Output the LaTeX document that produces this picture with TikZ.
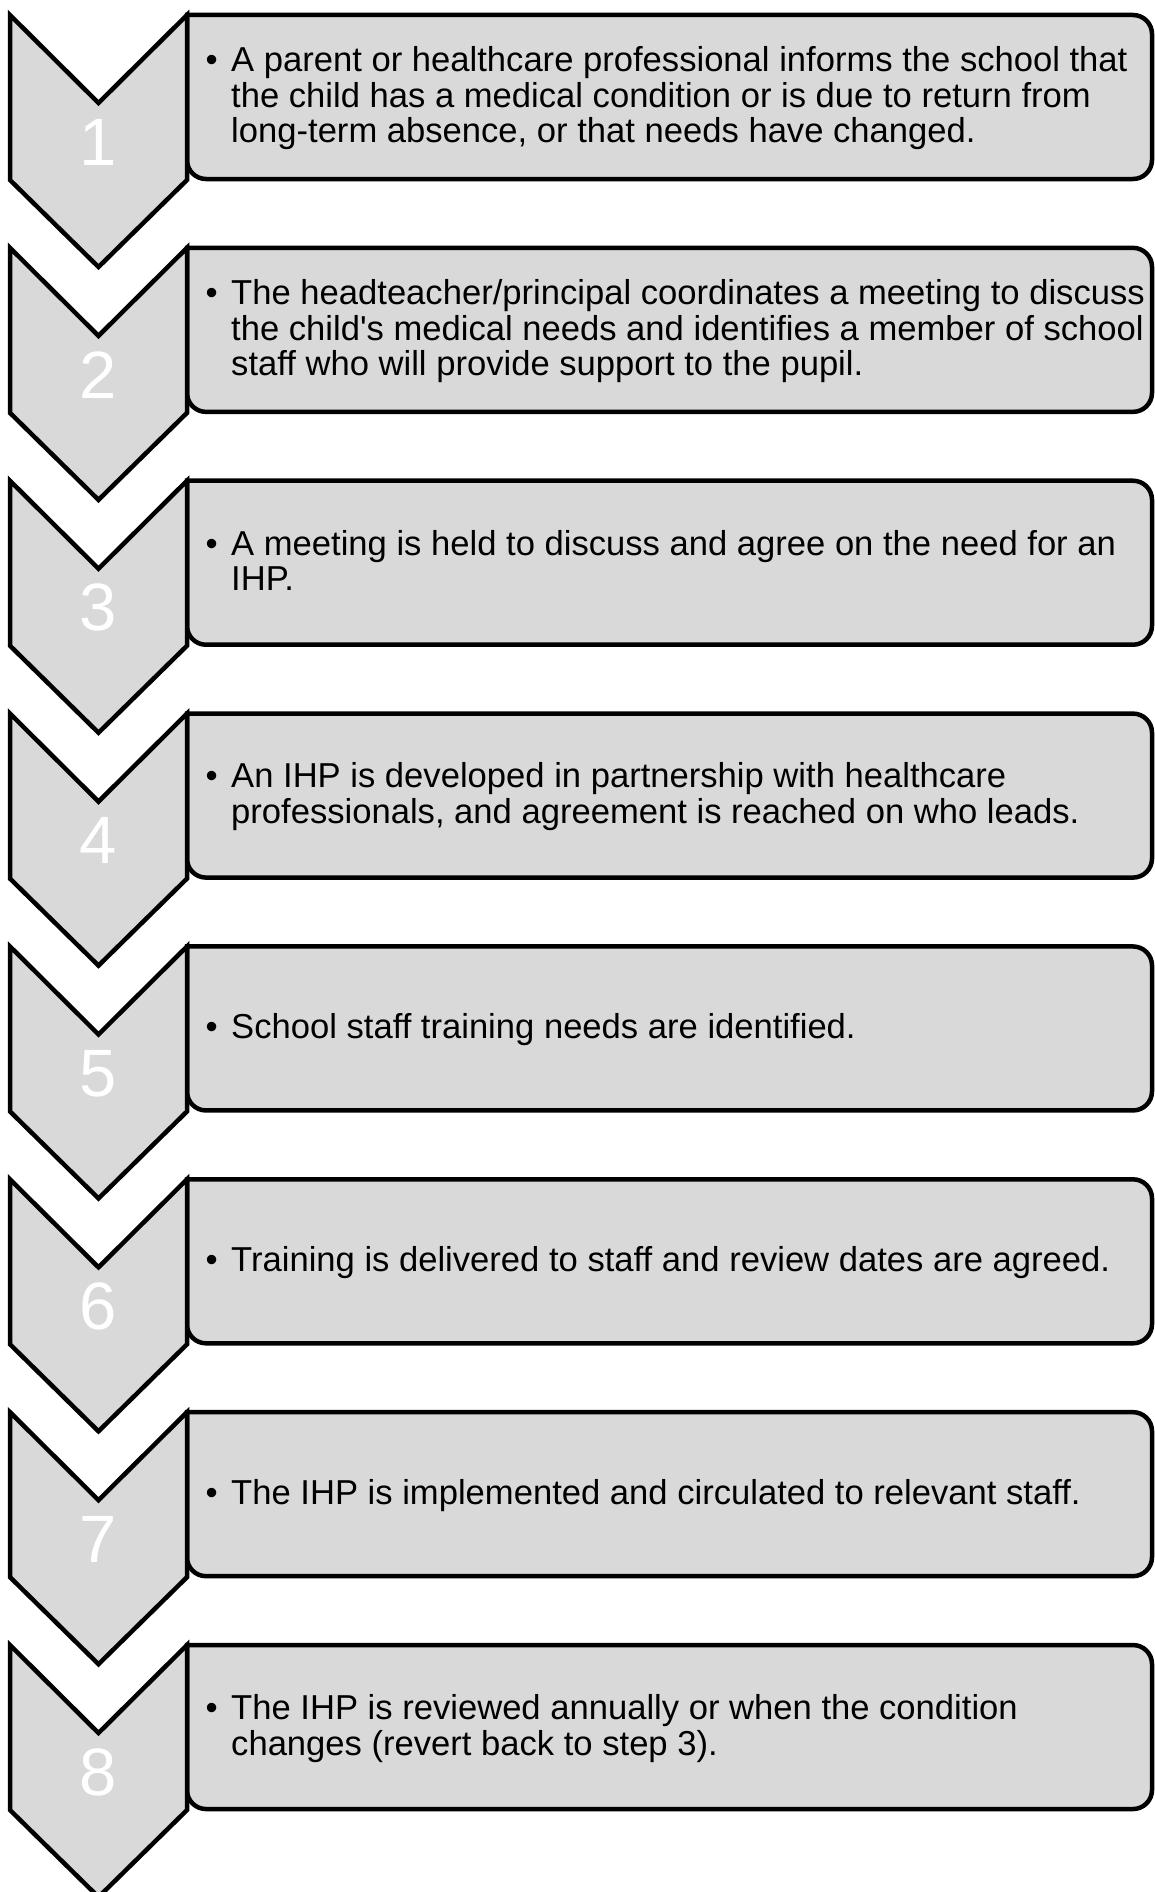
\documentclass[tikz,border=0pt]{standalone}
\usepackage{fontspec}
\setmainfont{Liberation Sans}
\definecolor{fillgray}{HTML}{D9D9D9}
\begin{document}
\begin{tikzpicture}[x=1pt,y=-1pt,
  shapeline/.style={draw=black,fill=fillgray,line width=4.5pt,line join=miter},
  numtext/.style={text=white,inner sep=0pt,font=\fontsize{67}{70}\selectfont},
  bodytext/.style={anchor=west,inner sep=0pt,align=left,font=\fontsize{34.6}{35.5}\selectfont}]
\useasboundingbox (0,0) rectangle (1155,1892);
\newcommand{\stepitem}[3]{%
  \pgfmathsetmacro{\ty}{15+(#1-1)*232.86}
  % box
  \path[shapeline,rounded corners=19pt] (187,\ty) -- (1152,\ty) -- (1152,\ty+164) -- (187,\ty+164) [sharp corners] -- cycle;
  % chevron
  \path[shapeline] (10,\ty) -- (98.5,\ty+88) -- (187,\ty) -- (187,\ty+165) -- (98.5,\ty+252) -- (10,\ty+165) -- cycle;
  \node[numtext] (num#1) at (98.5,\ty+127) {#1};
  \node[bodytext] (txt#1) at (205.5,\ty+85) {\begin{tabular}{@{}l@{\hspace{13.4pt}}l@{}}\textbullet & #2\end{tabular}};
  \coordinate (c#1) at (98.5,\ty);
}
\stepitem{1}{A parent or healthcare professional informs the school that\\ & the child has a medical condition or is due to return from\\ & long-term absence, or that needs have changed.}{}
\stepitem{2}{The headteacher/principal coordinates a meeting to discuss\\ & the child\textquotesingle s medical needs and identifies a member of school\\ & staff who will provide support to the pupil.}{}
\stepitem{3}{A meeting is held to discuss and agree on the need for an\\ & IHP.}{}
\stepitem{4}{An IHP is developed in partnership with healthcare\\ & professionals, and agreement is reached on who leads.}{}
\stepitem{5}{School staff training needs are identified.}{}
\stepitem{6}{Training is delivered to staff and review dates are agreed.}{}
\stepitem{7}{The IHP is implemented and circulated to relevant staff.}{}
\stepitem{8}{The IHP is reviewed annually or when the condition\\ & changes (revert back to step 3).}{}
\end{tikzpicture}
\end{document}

******************************

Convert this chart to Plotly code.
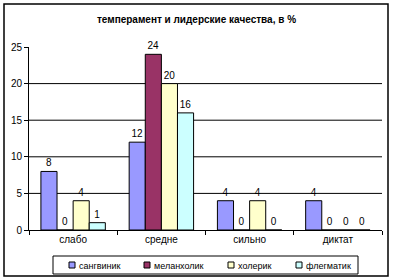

******************************

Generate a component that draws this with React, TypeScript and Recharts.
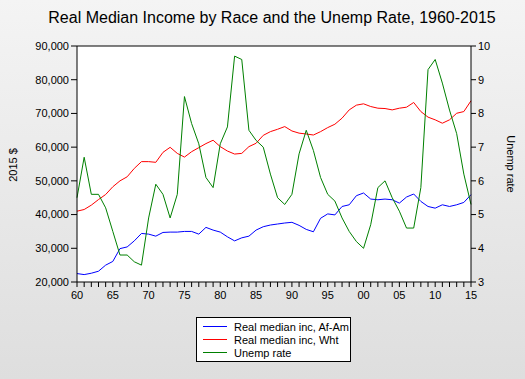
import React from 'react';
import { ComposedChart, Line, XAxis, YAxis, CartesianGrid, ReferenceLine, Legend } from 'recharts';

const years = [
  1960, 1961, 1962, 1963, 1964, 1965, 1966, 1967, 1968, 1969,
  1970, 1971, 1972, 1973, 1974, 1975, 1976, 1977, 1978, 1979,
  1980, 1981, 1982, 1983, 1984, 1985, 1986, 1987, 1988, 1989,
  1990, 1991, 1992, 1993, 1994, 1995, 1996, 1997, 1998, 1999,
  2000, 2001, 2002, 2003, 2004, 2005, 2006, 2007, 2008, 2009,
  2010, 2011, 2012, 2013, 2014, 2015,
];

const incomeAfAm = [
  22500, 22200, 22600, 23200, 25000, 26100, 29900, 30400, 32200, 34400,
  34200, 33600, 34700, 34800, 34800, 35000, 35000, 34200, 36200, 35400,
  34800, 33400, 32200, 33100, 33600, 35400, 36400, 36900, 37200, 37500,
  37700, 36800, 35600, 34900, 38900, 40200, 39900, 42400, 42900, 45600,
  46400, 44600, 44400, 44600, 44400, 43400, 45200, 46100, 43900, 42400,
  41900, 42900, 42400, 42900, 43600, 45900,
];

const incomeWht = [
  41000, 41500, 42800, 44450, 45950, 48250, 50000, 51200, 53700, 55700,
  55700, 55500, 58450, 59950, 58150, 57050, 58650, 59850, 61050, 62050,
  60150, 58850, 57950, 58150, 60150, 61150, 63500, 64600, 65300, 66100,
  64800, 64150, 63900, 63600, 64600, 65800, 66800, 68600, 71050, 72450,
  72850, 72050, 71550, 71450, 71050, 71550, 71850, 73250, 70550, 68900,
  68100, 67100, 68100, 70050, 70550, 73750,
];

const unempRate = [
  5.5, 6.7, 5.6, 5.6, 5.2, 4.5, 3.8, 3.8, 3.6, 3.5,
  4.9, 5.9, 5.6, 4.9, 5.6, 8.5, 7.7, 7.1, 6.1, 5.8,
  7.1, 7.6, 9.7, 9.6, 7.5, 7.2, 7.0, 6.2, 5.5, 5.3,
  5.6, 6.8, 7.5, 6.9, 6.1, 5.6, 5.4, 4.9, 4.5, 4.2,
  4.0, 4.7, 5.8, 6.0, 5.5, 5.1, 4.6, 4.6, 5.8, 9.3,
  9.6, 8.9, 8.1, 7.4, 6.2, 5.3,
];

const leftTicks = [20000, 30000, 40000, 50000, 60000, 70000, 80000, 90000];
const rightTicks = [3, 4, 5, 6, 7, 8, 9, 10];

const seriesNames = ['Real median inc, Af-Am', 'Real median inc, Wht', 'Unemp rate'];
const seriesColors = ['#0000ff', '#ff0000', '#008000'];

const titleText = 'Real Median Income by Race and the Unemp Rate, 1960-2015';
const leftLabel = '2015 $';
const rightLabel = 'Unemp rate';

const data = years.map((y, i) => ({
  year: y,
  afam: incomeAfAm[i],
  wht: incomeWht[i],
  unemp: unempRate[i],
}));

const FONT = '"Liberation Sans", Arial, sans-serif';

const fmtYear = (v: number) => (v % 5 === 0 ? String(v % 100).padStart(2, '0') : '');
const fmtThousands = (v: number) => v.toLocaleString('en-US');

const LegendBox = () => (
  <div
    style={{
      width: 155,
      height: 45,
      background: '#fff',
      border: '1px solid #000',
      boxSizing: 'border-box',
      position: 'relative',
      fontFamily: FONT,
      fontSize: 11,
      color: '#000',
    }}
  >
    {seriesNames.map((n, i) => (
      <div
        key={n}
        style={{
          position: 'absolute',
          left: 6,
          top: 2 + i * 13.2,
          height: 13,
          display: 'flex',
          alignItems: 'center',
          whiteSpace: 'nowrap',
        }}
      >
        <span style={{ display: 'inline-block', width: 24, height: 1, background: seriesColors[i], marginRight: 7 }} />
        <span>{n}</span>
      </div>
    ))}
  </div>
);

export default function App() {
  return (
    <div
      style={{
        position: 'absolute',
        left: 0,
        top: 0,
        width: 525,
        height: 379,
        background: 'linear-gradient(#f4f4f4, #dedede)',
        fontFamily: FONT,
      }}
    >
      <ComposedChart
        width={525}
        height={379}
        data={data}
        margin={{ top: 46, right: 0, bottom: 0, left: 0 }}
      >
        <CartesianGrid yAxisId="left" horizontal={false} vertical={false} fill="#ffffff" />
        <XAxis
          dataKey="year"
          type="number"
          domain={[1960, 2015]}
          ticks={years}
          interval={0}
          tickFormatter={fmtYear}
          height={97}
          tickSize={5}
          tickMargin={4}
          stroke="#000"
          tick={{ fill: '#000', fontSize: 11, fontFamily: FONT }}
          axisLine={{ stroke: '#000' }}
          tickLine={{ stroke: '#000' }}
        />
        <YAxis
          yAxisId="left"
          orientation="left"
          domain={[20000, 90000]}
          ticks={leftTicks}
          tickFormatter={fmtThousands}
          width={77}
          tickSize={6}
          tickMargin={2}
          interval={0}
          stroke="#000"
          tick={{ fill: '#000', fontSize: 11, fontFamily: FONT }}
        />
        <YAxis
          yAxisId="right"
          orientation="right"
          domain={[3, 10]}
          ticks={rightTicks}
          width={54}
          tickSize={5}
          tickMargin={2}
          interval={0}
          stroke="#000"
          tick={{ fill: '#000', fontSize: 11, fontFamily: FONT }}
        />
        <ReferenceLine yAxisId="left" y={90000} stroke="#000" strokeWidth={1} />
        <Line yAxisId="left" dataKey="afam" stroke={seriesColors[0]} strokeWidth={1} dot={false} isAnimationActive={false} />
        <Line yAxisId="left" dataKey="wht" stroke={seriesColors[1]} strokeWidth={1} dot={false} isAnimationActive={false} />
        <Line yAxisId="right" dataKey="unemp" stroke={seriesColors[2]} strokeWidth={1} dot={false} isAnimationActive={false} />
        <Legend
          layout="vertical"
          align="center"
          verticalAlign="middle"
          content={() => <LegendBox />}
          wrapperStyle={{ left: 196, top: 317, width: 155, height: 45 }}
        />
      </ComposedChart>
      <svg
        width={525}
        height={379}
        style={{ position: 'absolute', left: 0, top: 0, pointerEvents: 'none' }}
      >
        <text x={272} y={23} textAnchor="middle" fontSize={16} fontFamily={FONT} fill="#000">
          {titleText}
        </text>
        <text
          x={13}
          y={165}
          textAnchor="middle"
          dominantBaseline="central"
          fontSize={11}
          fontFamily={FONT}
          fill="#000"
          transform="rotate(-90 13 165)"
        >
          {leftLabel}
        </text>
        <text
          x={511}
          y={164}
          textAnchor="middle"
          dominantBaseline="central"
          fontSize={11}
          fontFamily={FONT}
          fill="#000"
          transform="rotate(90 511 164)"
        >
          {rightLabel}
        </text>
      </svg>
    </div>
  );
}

******************************

#### STATED GOAL:
Tally the lines in the records above that contain the word "React", and give only that number.

#### THE SOLUTION:
2